• Problem details: Begin with the line containing "Recreate this image as a Python" and end with the line containing "import pandas as pd". Give those lines again exactly, leaving out the images.
──────── Dataset ────────
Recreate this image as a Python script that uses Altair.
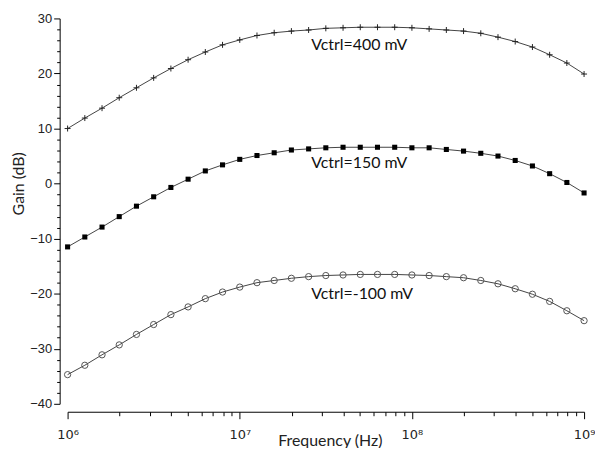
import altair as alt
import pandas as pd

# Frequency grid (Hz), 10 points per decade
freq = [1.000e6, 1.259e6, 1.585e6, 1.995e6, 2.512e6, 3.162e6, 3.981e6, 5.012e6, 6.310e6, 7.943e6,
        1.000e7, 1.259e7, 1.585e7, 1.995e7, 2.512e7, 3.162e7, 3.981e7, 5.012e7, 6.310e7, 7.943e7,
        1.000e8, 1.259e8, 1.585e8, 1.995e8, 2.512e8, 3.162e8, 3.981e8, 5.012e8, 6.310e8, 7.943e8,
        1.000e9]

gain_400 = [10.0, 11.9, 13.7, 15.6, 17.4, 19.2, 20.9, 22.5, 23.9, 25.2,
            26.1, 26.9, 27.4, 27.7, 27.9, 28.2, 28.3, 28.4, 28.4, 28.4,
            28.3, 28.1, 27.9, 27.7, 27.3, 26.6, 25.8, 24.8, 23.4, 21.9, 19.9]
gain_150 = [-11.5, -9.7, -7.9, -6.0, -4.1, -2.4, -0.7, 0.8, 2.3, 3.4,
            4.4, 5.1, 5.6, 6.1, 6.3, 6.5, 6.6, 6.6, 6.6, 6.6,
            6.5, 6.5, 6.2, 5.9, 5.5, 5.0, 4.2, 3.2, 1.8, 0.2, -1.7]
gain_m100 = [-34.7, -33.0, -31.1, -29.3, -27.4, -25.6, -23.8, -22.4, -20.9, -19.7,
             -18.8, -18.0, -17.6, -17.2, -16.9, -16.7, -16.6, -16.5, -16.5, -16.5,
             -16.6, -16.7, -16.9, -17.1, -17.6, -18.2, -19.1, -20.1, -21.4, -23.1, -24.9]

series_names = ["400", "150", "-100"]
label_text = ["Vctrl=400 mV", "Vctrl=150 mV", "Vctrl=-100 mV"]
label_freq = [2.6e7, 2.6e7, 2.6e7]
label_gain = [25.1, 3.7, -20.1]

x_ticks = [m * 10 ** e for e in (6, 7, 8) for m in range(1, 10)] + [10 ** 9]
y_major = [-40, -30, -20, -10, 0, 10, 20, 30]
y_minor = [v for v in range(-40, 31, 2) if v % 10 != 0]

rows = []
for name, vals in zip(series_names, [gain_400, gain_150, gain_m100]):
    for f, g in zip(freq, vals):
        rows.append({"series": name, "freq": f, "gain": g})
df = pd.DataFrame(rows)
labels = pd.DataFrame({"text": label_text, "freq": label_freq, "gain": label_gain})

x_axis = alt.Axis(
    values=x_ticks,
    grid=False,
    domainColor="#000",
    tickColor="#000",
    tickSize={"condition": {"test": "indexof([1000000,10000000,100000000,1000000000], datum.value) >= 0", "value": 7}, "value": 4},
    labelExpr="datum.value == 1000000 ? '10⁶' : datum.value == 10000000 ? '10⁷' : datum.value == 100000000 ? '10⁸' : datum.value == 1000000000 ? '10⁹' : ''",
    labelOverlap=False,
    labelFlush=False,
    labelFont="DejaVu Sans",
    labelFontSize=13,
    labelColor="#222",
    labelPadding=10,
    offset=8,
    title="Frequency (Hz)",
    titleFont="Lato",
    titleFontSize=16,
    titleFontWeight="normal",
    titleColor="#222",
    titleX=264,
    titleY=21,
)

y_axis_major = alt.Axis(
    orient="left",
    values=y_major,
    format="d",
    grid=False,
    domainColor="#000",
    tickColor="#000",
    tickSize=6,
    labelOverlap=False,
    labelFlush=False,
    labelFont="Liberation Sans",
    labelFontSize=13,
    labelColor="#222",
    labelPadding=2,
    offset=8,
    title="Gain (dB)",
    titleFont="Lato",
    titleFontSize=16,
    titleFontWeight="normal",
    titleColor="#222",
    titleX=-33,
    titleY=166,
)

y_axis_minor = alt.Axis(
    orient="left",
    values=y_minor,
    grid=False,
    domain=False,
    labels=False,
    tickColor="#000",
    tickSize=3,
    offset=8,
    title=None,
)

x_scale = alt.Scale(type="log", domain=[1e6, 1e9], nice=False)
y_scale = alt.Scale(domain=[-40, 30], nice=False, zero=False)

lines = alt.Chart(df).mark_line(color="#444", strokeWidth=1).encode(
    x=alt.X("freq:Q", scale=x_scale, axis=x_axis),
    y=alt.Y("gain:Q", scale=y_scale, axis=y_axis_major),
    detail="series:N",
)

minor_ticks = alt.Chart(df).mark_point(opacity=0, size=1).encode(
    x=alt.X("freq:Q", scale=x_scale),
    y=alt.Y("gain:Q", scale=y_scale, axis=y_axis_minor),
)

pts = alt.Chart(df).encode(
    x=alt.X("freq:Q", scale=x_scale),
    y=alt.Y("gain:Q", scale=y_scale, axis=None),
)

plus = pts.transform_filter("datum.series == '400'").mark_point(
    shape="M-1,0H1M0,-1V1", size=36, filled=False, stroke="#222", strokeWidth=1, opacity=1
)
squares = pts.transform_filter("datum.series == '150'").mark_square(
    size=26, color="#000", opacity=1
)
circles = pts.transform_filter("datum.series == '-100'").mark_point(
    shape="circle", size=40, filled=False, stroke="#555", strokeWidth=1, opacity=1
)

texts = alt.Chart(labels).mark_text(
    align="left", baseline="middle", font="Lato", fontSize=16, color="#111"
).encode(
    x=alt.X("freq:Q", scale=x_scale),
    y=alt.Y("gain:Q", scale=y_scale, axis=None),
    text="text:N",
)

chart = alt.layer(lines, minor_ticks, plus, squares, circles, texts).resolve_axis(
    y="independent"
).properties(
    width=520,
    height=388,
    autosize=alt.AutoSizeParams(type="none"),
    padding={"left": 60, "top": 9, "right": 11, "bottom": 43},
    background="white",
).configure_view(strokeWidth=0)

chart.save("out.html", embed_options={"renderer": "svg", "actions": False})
────────
──────── Dataset ────────
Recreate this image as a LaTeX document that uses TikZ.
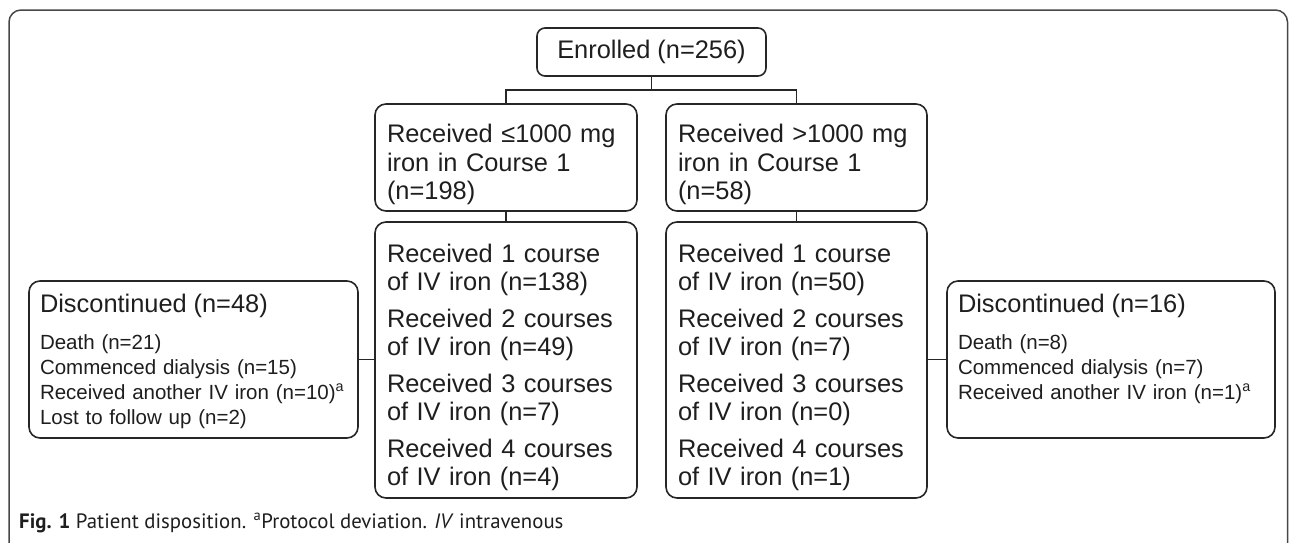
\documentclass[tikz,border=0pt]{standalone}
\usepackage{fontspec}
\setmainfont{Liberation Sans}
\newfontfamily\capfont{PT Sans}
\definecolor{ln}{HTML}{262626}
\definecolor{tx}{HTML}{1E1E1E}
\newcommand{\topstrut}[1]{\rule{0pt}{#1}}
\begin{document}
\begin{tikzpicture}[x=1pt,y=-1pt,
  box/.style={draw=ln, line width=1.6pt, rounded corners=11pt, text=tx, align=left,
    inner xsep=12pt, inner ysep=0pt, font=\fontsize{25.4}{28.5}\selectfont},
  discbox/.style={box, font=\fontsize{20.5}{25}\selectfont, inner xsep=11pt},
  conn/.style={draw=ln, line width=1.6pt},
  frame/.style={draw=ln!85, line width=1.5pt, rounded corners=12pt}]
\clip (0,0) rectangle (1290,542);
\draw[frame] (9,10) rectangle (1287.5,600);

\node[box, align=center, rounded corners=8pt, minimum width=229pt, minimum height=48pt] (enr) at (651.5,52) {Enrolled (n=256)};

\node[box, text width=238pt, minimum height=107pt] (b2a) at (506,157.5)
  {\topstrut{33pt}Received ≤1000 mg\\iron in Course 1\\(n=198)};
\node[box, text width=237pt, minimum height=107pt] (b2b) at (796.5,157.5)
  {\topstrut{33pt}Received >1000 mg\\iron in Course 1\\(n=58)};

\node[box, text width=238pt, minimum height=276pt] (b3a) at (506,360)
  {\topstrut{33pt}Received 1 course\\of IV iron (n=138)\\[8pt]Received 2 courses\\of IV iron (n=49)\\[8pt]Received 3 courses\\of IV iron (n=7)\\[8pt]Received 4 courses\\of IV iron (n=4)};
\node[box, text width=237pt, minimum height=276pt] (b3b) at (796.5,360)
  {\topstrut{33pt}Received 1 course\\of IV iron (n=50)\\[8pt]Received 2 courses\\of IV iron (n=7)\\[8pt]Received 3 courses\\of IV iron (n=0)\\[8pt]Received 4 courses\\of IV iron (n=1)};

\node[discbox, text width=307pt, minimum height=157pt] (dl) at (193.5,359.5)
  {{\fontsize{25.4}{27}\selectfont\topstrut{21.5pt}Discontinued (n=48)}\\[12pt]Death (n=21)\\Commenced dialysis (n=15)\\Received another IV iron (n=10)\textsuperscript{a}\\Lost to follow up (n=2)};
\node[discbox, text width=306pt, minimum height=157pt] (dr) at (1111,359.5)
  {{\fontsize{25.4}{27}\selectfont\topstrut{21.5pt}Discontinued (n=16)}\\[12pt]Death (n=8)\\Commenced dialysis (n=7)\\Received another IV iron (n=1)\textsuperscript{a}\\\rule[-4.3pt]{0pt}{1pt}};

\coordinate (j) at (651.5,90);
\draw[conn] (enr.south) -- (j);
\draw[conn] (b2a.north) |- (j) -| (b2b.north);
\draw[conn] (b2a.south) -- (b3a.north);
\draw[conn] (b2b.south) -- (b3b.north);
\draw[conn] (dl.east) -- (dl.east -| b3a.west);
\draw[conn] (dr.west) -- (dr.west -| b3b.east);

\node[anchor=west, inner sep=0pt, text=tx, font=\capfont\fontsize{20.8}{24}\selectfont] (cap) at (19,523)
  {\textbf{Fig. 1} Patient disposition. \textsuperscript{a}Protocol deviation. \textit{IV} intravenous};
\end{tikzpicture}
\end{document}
────────
──────── Dataset ────────
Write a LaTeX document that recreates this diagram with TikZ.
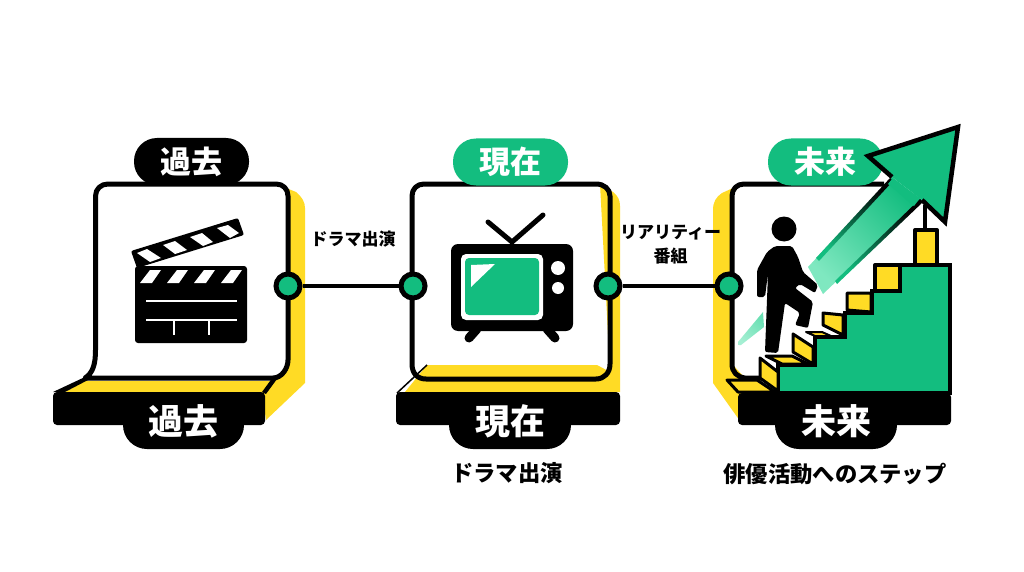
────────
• Full response:
Recreate this image as a Python script that uses Altair.
import altair as alt
import pandas as pd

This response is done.